In the end, I'm still not quite sure what to think of The Children. On one hand, the film feels like it's the right length, but on the other, I feel like more might have been the answer to feeling definitively about it. It's not that scary, but it's more effective than plenty of the dreck I've had to sit through as a genre fan. I might know more if I watched it again, but do I want to? Maybe the fact that I don't know is a sign in and of itself. The most definitive thing I can say is that The Children is okay, and from there, I leave it up to you, dear reader, to decide whether or not such a film is worth your time.

The DVD
The Children comes in cool-looking Ghost House Underground packaging, which means a clear plastic slipcover with the Ghost House Underground logo and a screaming skull slid over striking DVD cover art and a standardized back-cover design. The case is an Eco-Box, but you really can't tell underneath the thick plastic slipcover. Inside the case, there's an insert with the other three Ghost House releases from this wave on one side and the older ones on the back.

The Video and Audio
Lionsgate offers The Children in 1.85:1 anamorphic widescreen, and the image is looks surprisingly terrible. A large chunk of the film takes place in the woods, and not only do the trees blur together into a fuzzy, disgusting-looking mess, but the tiniest ones are burned away by extremely hot whites. I'm pretty sure that the cranking is an intentional effect (to cover up how thin the artificially added snow is), but the image is so soft, it's really hard to tell for sure. Even in middle close-ups fine detail looks smeared and muddy. Blacks are also not as rich as I'd like and contrast could be better. Overall, the transfer isn't among the worst, second-worst or even third-worst levels of transfers I've seen, but it's the kind of image you'd have expected from a catalog title back in 1997, not a heavily-promoted specialty title in 2009.
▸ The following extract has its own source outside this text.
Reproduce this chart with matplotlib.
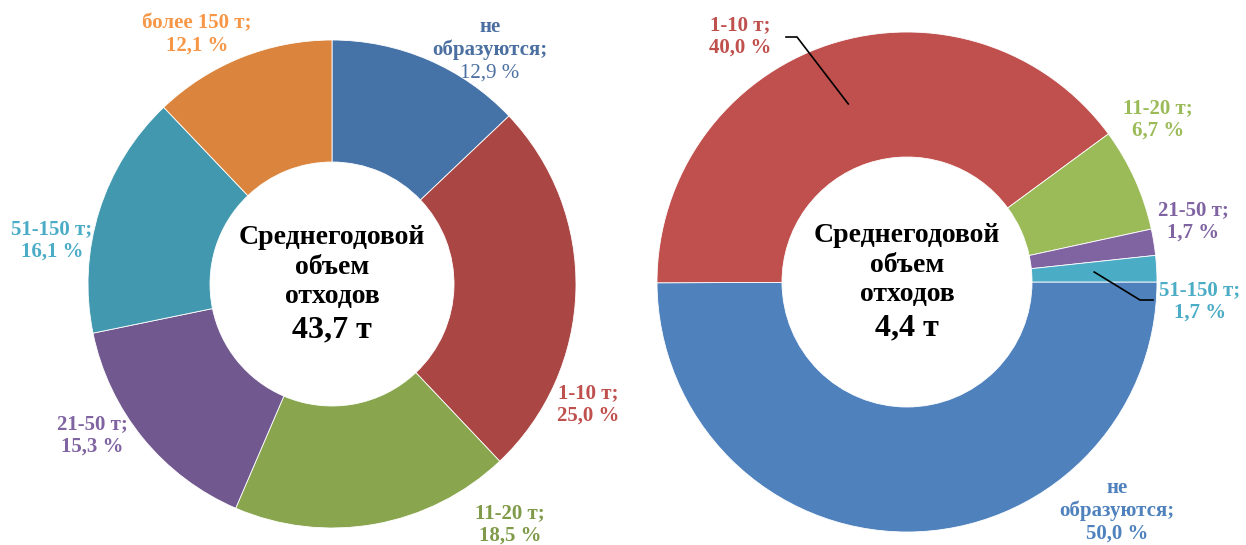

Meanwhile, English Dolby Digital 5.1 is the sole audio track on the DVD, and it's night and day compared to the image, with plenty of environmental ambience and surround effects, plus the creepy score by Stephen Hilton and lots of squishy sound effects. English and Spanish subtitles are also included.

The Extras
A group of featurettes makes up the bulk of the bonus material here. "The Making of The Children" (19:32) is your basic making-of featurette, and as far as these things go, this one's pretty average, with too many film clips. "Working With the Children" (5:03) not surprisingly reveals that these kids are perfectly cheerful, funny and well-adjusted in real life, accompanied by predictable gushing from the older cast and crew. "Shooting on Location" (3:41) is a nice idea, briefly chatting with the family that owns the house where the movie was shot, but they don't have any particularly thrilling stories. "Paul Hyett Talks Prosthetics" (4:53) is a casual interview with the gore-effect artist, but to be honest, most of his effects go by so fast in the movie that I ended up feeling bad that this featurette showcases his work better than the final product. "Snow Set Design" (6:30) is probably the most interesting of the clips, showing lots of B-roll footage of Snow Business faking the movie's wintery setting, plus interviews with their technicians. Finally, "Inside Tom Shankland's On-Set Lair" (8:20) is a look around Shankland's hotel room, with him explaining the various things tacked to the walls and lying around, some of which suggest ambition beyond his ability. Some of these secondary clips may have been produced for an official website, since they end with the film's logo.

3 deleted scenes (1:44, 2:03 and 1:52) are included. I feel like the inclusion of the third scene in the final cut might have been enough to to push me into the lightest of light recommendations, but who knows for sure?

"Ghost House Micro Videos" (2:54) is a horrible montage of metal and screamo songs set to sped-up trailer footage from the four Ghost House releases. No thanks.

A spot for Ghost House Underground, red-band trailers for The Thaw, Offspring and Seventh Moon and an advertisement for Break.com play before the menu, and are also accessible via an "also from Lionsgate" link on the special features menu. The original theatrical trailer (1:29) for The Children is also included.

Conclusion
I think I felt more underwhelmed by The Children than anything else when it was over, but at the same time, I mean I felt 48% satisfied and 52% disappointed. Who knows if I'll ever revisit it, or what my opinion will be like then, but interested parties should rent the film instead of purchasing, since the extras are pretty bland and the picture quality ain't so hot.